Recientemente llegó a mi poder una fotografía de motociclistas haciendo piques nocturnos ilegales en plena plaza de Bolívar.
Esta imagen, un poco dantesca, vino a unirse en mí con un recuerdo reciente.
Vivo en el occidente de la ciudad, y de camino a mi casa, hace un par de noches, en cercanías de la planta de Postobón y del barrio Belmonte, había allí instalados un centenar de motociclistas.
Aquella noche, daban la partida de la carrera justo cuando yo pasaba por ahí.
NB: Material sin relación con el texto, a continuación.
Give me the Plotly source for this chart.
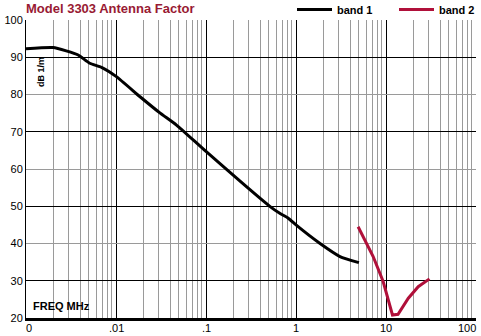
import math
import plotly.graph_objects as go

# Antenna factor, band 1 (frequency in MHz, AF in dB 1/m)
band1_freq = [0.001, 0.002, 0.0028, 0.0038, 0.0051, 0.0069, 0.0101, 0.0185, 0.031, 0.047,
              0.1, 0.516, 0.66, 0.82, 1.0, 1.85, 3.08, 5.0]
band1_af = [92.3, 92.6, 91.7, 90.6, 88.4, 87.3, 84.8, 79.4, 75.0, 71.8,
            64.7, 49.9, 48.1, 46.8, 45.0, 40.0, 36.5, 34.85]

# Antenna factor, band 2
band2_freq = [4.9, 7.2, 9.3, 11.8, 13.6, 17.7, 22.8, 30.4]
band2_af = [44.5, 36.5, 29.8, 20.8, 21.0, 25.3, 28.4, 30.5]

# Axis ticks
x_tick_vals = [0.001, 0.01, 0.1, 1, 10, 100]
x_tick_text = ["0", ".01", ".1", "1", "10", "100"]
y_tick_vals = [20, 30, 40, 50, 60, 70, 80, 90, 100]
y_tick_text = ["20", "30", "40", "50", "60", "70", "80", "90", "100"]
y_dark_grid = [30, 50, 70, 90, 100]

SANS = "Liberation Sans, Arial, Helvetica, sans-serif"
RED = "#b0103a"
TITLE_RED = "#981a33"

minor_x = [k * 10 ** e for e in range(-3, 2) for k in range(2, 10)]

fig = go.Figure()
fig.add_trace(go.Scatter(x=band1_freq, y=band1_af, mode="lines", name="band 1",
                         line=dict(color="black", width=3, shape="spline", smoothing=0.5)))
fig.add_trace(go.Scatter(x=band2_freq, y=band2_af, mode="lines", name="band 2",
                         line=dict(color=RED, width=3)))
# carrier for the dark grid axis
fig.add_trace(go.Scatter(x=[], y=[], yaxis="y2", showlegend=False, hoverinfo="skip"))

fig.update_layout(
    width=481, height=336,
    margin=dict(l=26, r=5, t=20, b=18, autoexpand=False),
    paper_bgcolor="white", plot_bgcolor="white",
    font=dict(family=SANS, color="black", size=11),
    title=dict(text="Model 3303 Antenna Factor", xref="paper", x=0, xanchor="left",
               yref="container", y=1 - 8.5 / 336, yanchor="middle",
               font=dict(family=SANS, size=13, color=TITLE_RED, weight="bold")),
    xaxis=dict(type="log", range=[-3, 2], tickvals=x_tick_vals, showticklabels=False,
               ticks="", showgrid=True, gridcolor="black", gridwidth=1,
               showline=True, linecolor="black", linewidth=3, zeroline=False,
               minor=dict(tickvals=minor_x, showgrid=True, gridcolor="#9a9a9a",
                          gridwidth=1, ticks="")),
    yaxis=dict(range=[20, 100], tickvals=y_tick_vals, ticktext=y_tick_text,
               ticks="", showgrid=True, gridcolor="#9a9a9a", gridwidth=1,
               showline=True, linecolor="black", linewidth=1, zeroline=False,
               tickfont=dict(size=11)),
    yaxis2=dict(overlaying="y", range=[20, 100], tickvals=y_dark_grid,
                showticklabels=False, ticks="", showgrid=True, gridcolor="black",
                gridwidth=1, showline=False, zeroline=False),
    legend=dict(orientation="h", x=(292 - 26) / 450, xanchor="left",
                y=(318 - 9.5) / 298, yanchor="middle",
                bgcolor="rgba(0,0,0,0)", font=dict(family=SANS, size=11, weight="bold"),
                itemwidth=35, entrywidth=52, traceorder="normal"),
)

# white boxes behind the in-plot labels (above gridlines, under curves)
fig.add_shape(type="rect", layer="between", xref="paper", yref="paper",
              x0=0.003, x1=0.051, y0=0.758, y1=0.893,
              fillcolor="white", line=dict(width=0))
fig.add_shape(type="rect", layer="between", xref="paper", yref="paper",
              x0=0.003, x1=0.149, y0=0.004, y1=0.077,
              fillcolor="white", line=dict(width=0))

fig.add_annotation(text="dB 1/m", textangle=-90, xref="paper", yref="paper",
                   x=0.032, y=0.827, xanchor="center", yanchor="middle", showarrow=False,
                   font=dict(family=SANS, size=9, weight="bold"))
fig.add_annotation(text="FREQ MHz", xref="paper", yref="paper", x=0.010, y=0.0386,
                   xanchor="left", yanchor="middle", showarrow=False,
                   font=dict(family=SANS, size=11, weight="bold"))

# frequency labels along the bottom
for i, (v, t) in enumerate(zip(x_tick_vals, x_tick_text)):
    last = i == len(x_tick_vals) - 1
    fig.add_annotation(text=t, xref="x", yref="paper", x=math.log10(v), y=0,
                       yanchor="top", yshift=-2, xanchor="right" if last else "center",
                       xshift=2 if last else (3 if i == 0 else 0), showarrow=False,
                       font=dict(family=SANS, size=11))

fig.write_html("out.html")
Lo noté e intenté orillarme hacia mi derecha, cuando me adelantaron dos de los “competidores”, iban sin luces y a alta velocidad.
Pasado el susto, pues estuve a punto de arrollarlos, pude reconocer el “itinerario” de su competición: partiendo del lugar de encuentro giran antes de la intersección del Pollo, en donde, perforado el separador, se lanzan casi a ciegas al carril contrario.
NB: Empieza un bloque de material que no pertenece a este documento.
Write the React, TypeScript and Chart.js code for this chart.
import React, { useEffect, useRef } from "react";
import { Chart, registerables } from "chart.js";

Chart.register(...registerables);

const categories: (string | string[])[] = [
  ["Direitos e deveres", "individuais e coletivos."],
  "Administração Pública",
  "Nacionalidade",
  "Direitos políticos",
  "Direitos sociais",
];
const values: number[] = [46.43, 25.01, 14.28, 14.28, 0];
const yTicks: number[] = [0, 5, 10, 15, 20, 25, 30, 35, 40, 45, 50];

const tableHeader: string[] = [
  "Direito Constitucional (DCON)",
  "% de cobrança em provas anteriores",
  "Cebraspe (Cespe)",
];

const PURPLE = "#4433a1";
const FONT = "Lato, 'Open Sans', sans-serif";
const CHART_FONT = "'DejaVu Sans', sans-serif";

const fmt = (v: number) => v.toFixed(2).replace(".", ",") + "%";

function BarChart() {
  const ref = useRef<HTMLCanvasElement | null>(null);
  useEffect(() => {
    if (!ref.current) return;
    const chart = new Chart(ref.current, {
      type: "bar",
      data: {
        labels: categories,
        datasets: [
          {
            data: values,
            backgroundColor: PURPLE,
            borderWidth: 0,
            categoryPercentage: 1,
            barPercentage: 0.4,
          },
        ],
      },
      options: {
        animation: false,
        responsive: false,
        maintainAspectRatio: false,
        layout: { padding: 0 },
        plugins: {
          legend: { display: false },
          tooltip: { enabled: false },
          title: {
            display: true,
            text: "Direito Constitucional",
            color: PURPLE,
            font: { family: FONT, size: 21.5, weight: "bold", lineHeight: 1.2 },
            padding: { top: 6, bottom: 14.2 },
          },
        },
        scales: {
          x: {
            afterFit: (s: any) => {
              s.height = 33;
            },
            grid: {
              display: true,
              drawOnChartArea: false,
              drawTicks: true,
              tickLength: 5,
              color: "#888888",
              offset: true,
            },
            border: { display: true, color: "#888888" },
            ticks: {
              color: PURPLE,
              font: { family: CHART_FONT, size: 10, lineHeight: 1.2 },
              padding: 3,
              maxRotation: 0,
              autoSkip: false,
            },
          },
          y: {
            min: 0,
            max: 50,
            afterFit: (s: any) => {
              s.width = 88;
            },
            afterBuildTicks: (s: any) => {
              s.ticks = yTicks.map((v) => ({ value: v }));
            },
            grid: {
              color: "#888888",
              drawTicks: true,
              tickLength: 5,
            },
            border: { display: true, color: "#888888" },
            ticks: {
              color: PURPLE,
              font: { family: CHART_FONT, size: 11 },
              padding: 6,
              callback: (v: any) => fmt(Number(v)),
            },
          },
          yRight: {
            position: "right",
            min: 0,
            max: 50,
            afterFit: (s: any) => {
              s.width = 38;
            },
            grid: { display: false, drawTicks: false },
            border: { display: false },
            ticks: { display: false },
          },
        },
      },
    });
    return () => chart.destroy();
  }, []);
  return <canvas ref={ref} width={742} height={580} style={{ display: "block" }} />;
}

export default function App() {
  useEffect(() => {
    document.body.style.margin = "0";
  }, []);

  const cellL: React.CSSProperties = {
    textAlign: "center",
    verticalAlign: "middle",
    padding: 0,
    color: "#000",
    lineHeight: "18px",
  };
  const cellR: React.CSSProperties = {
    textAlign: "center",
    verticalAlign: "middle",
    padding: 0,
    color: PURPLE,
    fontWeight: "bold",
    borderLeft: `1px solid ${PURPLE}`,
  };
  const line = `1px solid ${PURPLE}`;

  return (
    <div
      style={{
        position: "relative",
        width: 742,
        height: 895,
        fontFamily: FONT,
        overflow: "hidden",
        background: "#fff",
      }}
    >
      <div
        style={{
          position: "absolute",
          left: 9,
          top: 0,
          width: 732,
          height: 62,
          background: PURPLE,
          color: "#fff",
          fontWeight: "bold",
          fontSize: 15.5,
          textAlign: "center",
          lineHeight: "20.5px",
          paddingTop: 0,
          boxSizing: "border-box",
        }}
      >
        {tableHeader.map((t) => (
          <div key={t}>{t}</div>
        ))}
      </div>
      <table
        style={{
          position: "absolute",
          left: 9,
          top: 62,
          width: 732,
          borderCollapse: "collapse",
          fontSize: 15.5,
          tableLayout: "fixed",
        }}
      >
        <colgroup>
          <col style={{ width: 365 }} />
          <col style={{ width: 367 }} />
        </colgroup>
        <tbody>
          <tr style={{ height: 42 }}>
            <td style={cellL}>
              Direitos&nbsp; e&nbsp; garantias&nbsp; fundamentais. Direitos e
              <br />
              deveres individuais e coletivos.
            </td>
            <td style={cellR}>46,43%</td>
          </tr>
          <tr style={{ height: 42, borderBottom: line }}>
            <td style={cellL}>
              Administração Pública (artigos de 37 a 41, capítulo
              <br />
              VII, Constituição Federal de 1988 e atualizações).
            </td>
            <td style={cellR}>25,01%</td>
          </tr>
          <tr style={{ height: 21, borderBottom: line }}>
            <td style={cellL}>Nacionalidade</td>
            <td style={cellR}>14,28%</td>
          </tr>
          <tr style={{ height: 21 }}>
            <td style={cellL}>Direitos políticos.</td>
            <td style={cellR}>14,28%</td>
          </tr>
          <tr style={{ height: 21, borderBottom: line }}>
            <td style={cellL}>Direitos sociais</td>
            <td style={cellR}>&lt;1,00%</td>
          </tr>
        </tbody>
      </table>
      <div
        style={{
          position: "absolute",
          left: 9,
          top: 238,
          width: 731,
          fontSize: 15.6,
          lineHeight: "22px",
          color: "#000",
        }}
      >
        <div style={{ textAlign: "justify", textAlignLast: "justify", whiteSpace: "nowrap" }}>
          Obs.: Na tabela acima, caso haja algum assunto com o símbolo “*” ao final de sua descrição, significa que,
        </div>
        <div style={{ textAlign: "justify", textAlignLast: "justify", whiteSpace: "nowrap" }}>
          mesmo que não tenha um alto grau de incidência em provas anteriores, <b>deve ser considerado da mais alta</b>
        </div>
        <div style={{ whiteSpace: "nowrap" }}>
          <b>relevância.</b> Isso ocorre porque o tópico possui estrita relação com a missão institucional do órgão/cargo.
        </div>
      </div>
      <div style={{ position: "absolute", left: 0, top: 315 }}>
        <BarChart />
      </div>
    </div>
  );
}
No sentí tanto horror por lo que mis ojos presenciaban como por el entendimiento de lo que estas prácticas significan desde el punto de vista de la ciudadanía.
Obviamente, estas personas están violando todas las normas posibles y tienen una tendencia, a mi juicio, suicida. Ya hablaba Octavio Paz en su célebre escrito, El Laberinto de la Soledad, sobre el carácter autodestructivo del mexicano. No sé si por esa influencia cultural del país azteca tan marcada por el cine, la música, y más recientemente, las telenovelas, compartimos esa tendencia auto punitiva; una búsqueda de un “infinito” en cuyo camino se segrega la adrenalina que, como adictivo, profundiza los comportamientos arriesgados hasta llevarlos al límite de lo irrazonable.
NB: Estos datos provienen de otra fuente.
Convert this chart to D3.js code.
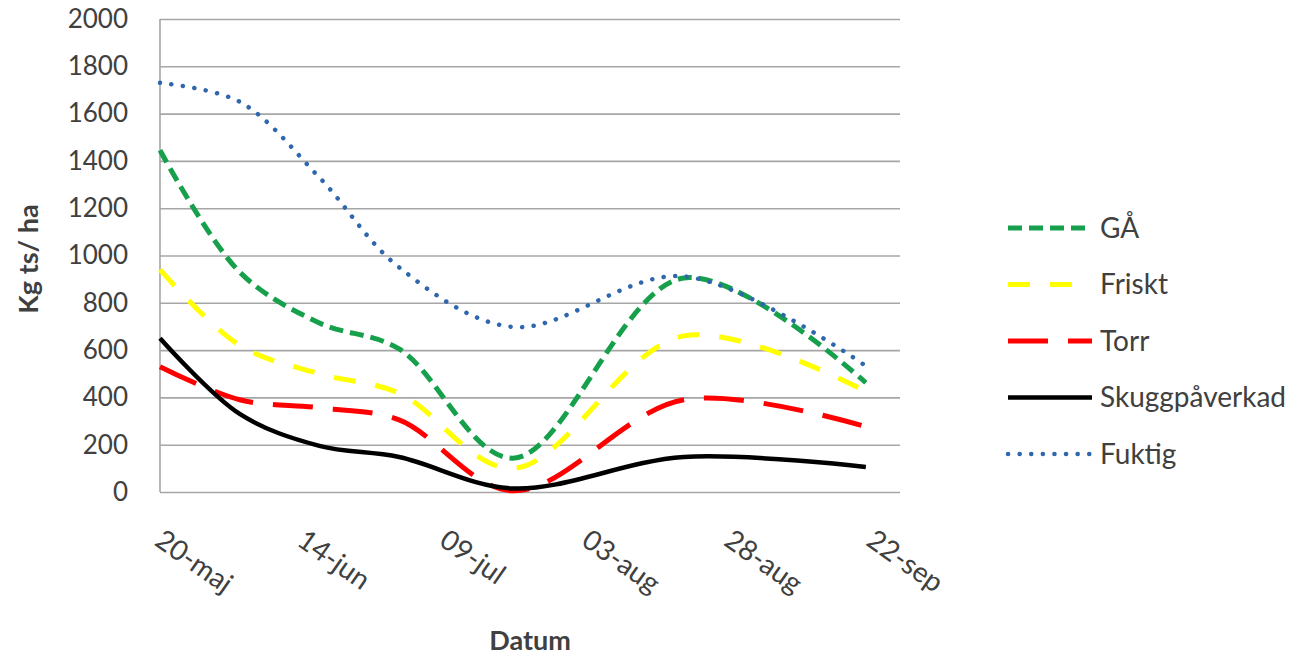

No habitamos la ciudad en soledad sino en relación con el Otro. Y es la confianza en el cumplimiento de unas normas, de unos códigos de habitabilidad y uso del espacio público, lo que permite realizar actividades en el territorio construido con relativa seguridad.
Al infligir irracionalmente toda norma, el infractor no solo pone en juego su vida (uno hasta podría llegar a argumentar que está en su derecho), sino que arriesga, desconsiderada y criminalmente, la tranquilidad y la vida del Otro, que en su inocencia nada sospecha.
Tal vez el vivir de manera ambivalente las normas que regulan toda relación humana en sociedad sea una constante de todos los tiempos. Precisamente para eso existen las autoridades que hacen un equilibrio y someten a un objetivo de bienestar común el actuar de cada individuo.
La ausencia de autoridad es una falla gravísima que sólo conlleva a la anarquía.
La tristeza profunda que me queda de estas imágenes salvajes y regresivas es entrever que en vez de construir ciudadanía todos los días nos alejamos más de los parámetros de la sana convivencia; nos hacemos islas (tribus) que consultan sólo sus propias apetencias, toman su modo de ser y estar en el mundo como norma que se impone a los demás, y lo hacen sin ningún tipo de consideraciones, ni siquiera las de la propia seguridad y vida.